There is a better way forward. In some parts of Congo, citizens have managed to address violence and poverty on their own—for example, by turning to local religious authorities or community organizations to mediate disputes, instead of to militias or the security forces. If international and nongovernmental organizations want to help fix Congo’s problems, they should focus on backing these kinds of successful peacebuilding initiatives rather than concentrating almost exclusively on challenges such as troubled elections. Foreign interveners should fund, protect, and otherwise support exceptional individuals and organizations much more extensively. Local people have far more relevant knowledge, contacts, and means to resolve their own predicaments than outsiders usually believe they do—and more than provincial, national, and international actors will ever have. Moreover, ordinary Congolese trust traditional authorities much more than they trust national leaders, even when those local elites were not chosen democratically.
Good outcomes such as democracy and peace do not always arrive together.
Getting to peace will require a change in attitude. To start, international interveners should acknowledge that bottom-up processes can be at least as effective at creating peace as top-down approaches are, if not more so. Building peace, democracy, and prosperity from the grassroots is a necessary complement to the ongoing efforts to resolve the crisis in Kinshasa.
Next, outside groups should recognize that good outcomes such as democracy and peace do not always arrive together. In fact, the push toward political liberalization has fueled violence in a number of other postwar countries, from Angola and Bosnia to Cambodia and El Salvador. In the short term, there may be a similar tradeoff between democracy and peace in Congo.
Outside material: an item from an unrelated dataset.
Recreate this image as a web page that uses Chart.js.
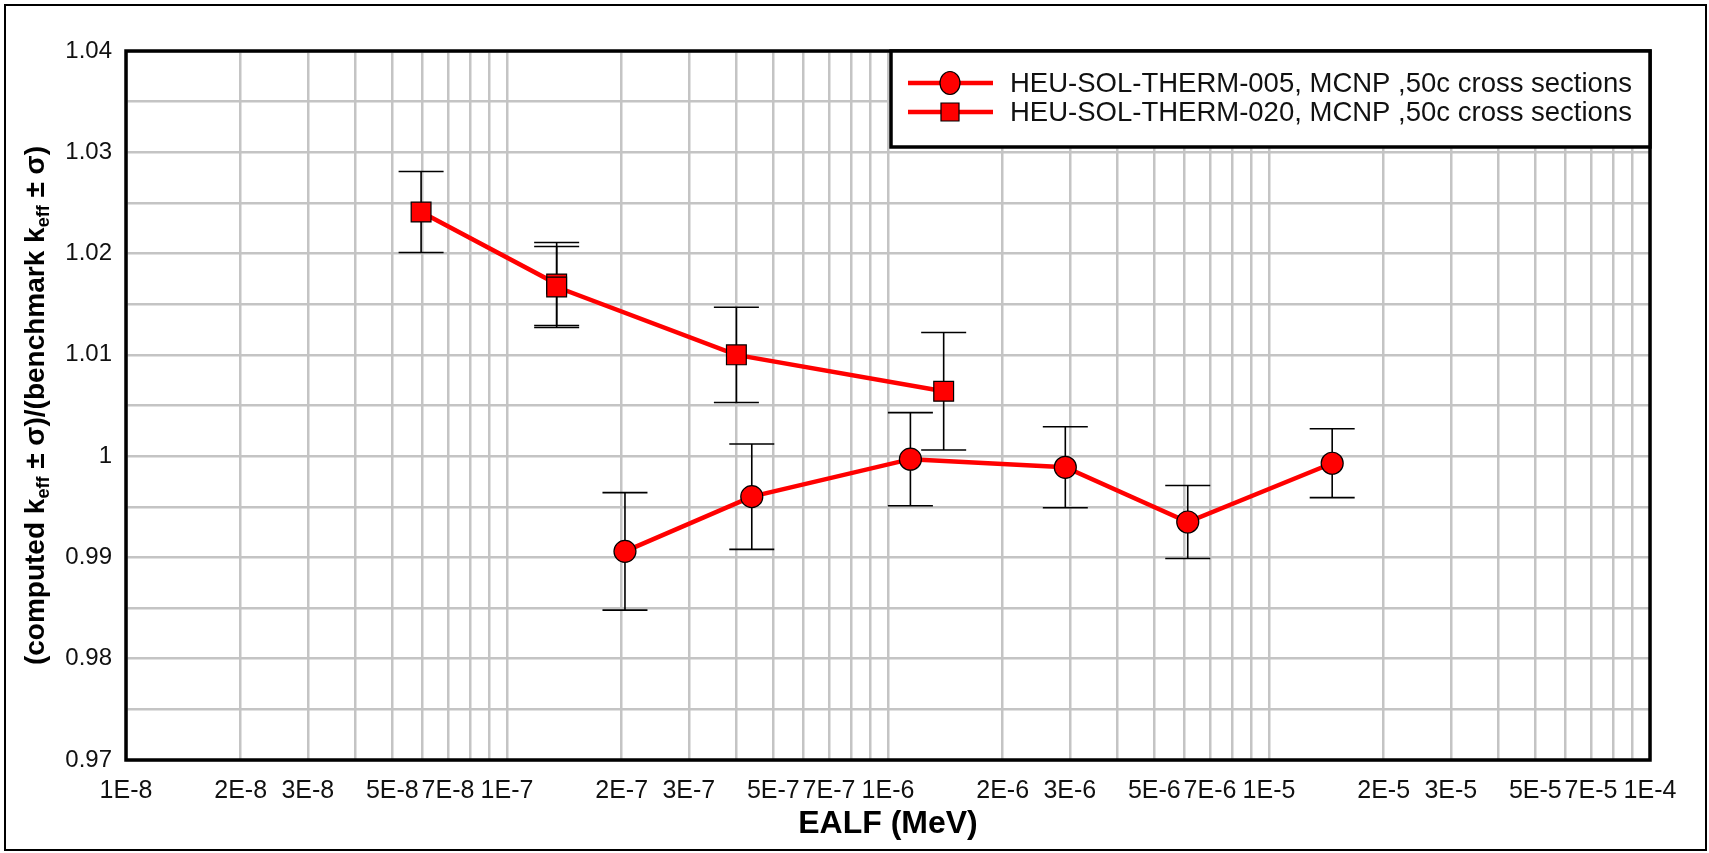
<!DOCTYPE html>
<html>
<head>
<meta charset="utf-8">
<title>EALF</title>
<script src="https://cdn.jsdelivr.net/npm/chart.js@4.4.1/dist/chart.umd.min.js"></script>
<style>
  html, body { margin: 0; padding: 0; background: #fff; }
  canvas { display: block; }
</style>
</head>
<body>
<canvas id="myChart" width="1709" height="853"></canvas>
<script>
// HEU-SOL-THERM-005
const ealf005 = [2.04e-7, 4.39e-7, 1.145e-6, 2.92e-6, 6.12e-6, 1.465e-5];
const keff005 = [0.9906, 0.9960, 0.9997, 0.9989, 0.9935, 0.9993];
const sigma005 = [0.0058, 0.0052, 0.0046, 0.0040, 0.0036, 0.0034];

// HEU-SOL-THERM-020
const ealf020 = [5.95e-8, 1.35e-7, 1.35e-7, 4.0e-7, 1.40e-6];
const keff020 = [1.0241, 1.0170, 1.0167, 1.0100, 1.0064];
const sigma020 = [0.0040, 0.0041, 0.0040, 0.0047, 0.0058];

const seriesNames = [
  "HEU-SOL-THERM-005, MCNP ,50c cross sections",
  "HEU-SOL-THERM-020, MCNP ,50c cross sections",
];

// log axis: gridline at every mantissa, label only some of them
const xDecades = [-8, -7, -6, -5];
const xMantissas = [1, 2, 3, 4, 5, 6, 7, 8, 9];
const xLabelledMantissas = [1, 2, 3, 5, 7];
const yTickLabels = ["0.97", "0.98", "0.99", "1", "1.01", "1.02", "1.03", "1.04"];

const xGrid = [];
const xLabels = [];
xDecades.forEach((d) => {
  xMantissas.forEach((m) => {
    xGrid.push(m * Math.pow(10, d));
    xLabels.push(xLabelledMantissas.includes(m) ? m + "E" + d : "");
  });
});
xGrid.push(1e-4);
xLabels.push("1E-4");

const FONT = "'Liberation Sans', Arial, sans-serif";

const pts = (xs, ys) => xs.map((x, i) => ({ x: x, y: ys[i] }));

// vertical error bars, drawn underneath the markers
const errorBars = {
  id: "errorBars",
  beforeDatasetsDraw(chart) {
    const ctx = chart.ctx;
    const y = chart.scales.y;
    const sigmas = [sigma005, sigma020];
    ctx.save();
    ctx.strokeStyle = "#000";
    ctx.lineWidth = 1.6;
    chart.data.datasets.forEach((ds, i) => {
      const meta = chart.getDatasetMeta(i);
      meta.data.forEach((pt, j) => {
        const v = ds.data[j].y;
        const top = y.getPixelForValue(v + sigmas[i][j]);
        const bot = y.getPixelForValue(v - sigmas[i][j]);
        ctx.beginPath();
        ctx.moveTo(pt.x, top);
        ctx.lineTo(pt.x, bot);
        ctx.moveTo(pt.x - 22.5, top);
        ctx.lineTo(pt.x + 22.5, top);
        ctx.moveTo(pt.x - 22.5, bot);
        ctx.lineTo(pt.x + 22.5, bot);
        ctx.stroke();
      });
    });
    ctx.restore();
  },
};

// frame, titles and the boxed legend
const decorations = {
  id: "decorations",
  afterDraw(chart) {
    const ctx = chart.ctx;
    const a = chart.chartArea;
    ctx.save();

    // plot frame
    ctx.strokeStyle = "#000";
    ctx.lineWidth = 3.5;
    ctx.strokeRect(a.left, a.top, a.right - a.left, a.bottom - a.top);

    // outer border
    ctx.lineWidth = 2;
    ctx.strokeRect(5, 5, 1701, 845);

    // x title
    ctx.fillStyle = "#000";
    ctx.font = "bold 32px " + FONT;
    ctx.textAlign = "center";
    ctx.textBaseline = "middle";
    ctx.fillText("EALF (MeV)", (a.left + a.right) / 2, 824);

    // y title with subscripts
    const parts = [
      ["(computed k", false], ["eff", true], [" \u00B1 \u03C3)/(benchmark k", false],
      ["eff", true], [" \u00B1 \u03C3)", false],
    ];
    const big = "bold 28px " + FONT;
    const small = "bold 18px " + FONT;
    let total = 0;
    parts.forEach(([t, sub]) => {
      ctx.font = sub ? small : big;
      total += ctx.measureText(t).width;
    });
    ctx.translate(34, (a.top + a.bottom) / 2);
    ctx.rotate(-Math.PI / 2);
    ctx.textAlign = "left";
    ctx.textBaseline = "alphabetic";
    let cx = -total / 2;
    parts.forEach(([t, sub]) => {
      ctx.font = sub ? small : big;
      ctx.fillText(t, cx, sub ? 15 : 10);
      cx += ctx.measureText(t).width;
    });
    ctx.setTransform(1, 0, 0, 1, 0, 0);

    // legend
    const lx = 891, ly = a.top, lw = a.right - 891, lh = 96;
    ctx.fillStyle = "#fff";
    ctx.fillRect(lx, ly, lw, lh);
    ctx.lineWidth = 3.5;
    ctx.strokeStyle = "#000";
    ctx.strokeRect(lx, ly, lw, lh);
    const rows = [83, 112];
    rows.forEach((ry, i) => {
      ctx.strokeStyle = "#ff0000";
      ctx.lineWidth = 4.5;
      ctx.beginPath();
      ctx.moveTo(908, ry);
      ctx.lineTo(993, ry);
      ctx.stroke();
      ctx.fillStyle = "#ff0000";
      ctx.strokeStyle = "#000";
      ctx.lineWidth = 1.2;
      ctx.beginPath();
      if (i === 0) {
        ctx.ellipse(950, ry, 10, 11.5, 0, 0, Math.PI * 2);
      } else {
        ctx.rect(941, ry - 9, 18, 18);
      }
      ctx.fill();
      ctx.stroke();
      ctx.fillStyle = "#111";
      ctx.font = "27.5px " + FONT;
      ctx.textAlign = "left";
      ctx.textBaseline = "middle";
      ctx.fillText(seriesNames[i], 1010, ry + 1);
    });
    ctx.restore();
  },
};

document.addEventListener("DOMContentLoaded", function () {
  const ctx = document.getElementById("myChart");

  new Chart(ctx, {
    type: "line",
    data: {
      datasets: [
        {
          label: seriesNames[0],
          data: pts(ealf005, keff005),
          borderColor: "#ff0000",
          borderWidth: 4.5,
          backgroundColor: "#ff0000",
          pointStyle: "circle",
          pointRadius: 11,
          pointHoverRadius: 11,
          pointBorderColor: "#000",
          pointBorderWidth: 1.2,
        },
        {
          label: seriesNames[1],
          data: pts(ealf020, keff020),
          borderColor: "#ff0000",
          borderWidth: 4.5,
          backgroundColor: "#ff0000",
          pointStyle: "rect",
          pointRadius: 14,
          pointHoverRadius: 14,
          pointBorderColor: "#000",
          pointBorderWidth: 1.2,
        },
      ],
    },
    options: {
      responsive: false,
      animation: false,
      layout: { padding: { left: 0, right: 59, top: 51, bottom: 0 } },
      plugins: {
        legend: { display: false },
        tooltip: { enabled: false },
      },
      scales: {
        x: {
          type: "logarithmic",
          min: 1e-8,
          max: 1e-4,
          afterBuildTicks: (scale) => {
            scale.ticks = xGrid.map((v) => ({ value: v }));
          },
          afterFit: (scale) => {
            scale.height = 93;
          },
          grid: { color: "#c4c4c4", lineWidth: 2.5, drawTicks: false },
          border: { display: false },
          ticks: {
            autoSkip: false,
            maxRotation: 0,
            minRotation: 0,
            padding: 16,
            color: "#111",
            font: { family: FONT, size: 25 },
            callback: (v, i) => xLabels[i],
          },
        },
        y: {
          type: "linear",
          min: 0.97,
          max: 1.04,
          afterFit: (scale) => {
            scale.width = 126;
          },
          grid: { color: "#c4c4c4", lineWidth: 2.5, drawTicks: false },
          border: { display: false },
          ticks: {
            stepSize: 0.005,
            padding: 14,
            color: "#111",
            font: { family: FONT, size: 24 },
            callback: (v) => {
              const k = Math.round(v * 1000);
              return k % 10 === 0 ? yTickLabels[(k - 970) / 10] : "";
            },
          },
        },
      },
    },
    plugins: [errorBars, decorations],
  });
});
</script>
</body>
</html>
Elections could be organized as quickly as possible, with the understanding that doing so may fuel violence. Alternatively, the time, resources, and effort required to organize elections could be used to address the root causes of Congo’s conflict. Foreign activists and diplomats should not be the ones to choose between these courses. Instead, ordinary Congolese should. Diplomats, peacekeepers, and the staff members of international and nongovernmental organizations can certainly help. But to do so, they must look beyond elections to the local sources of Congo’s problems.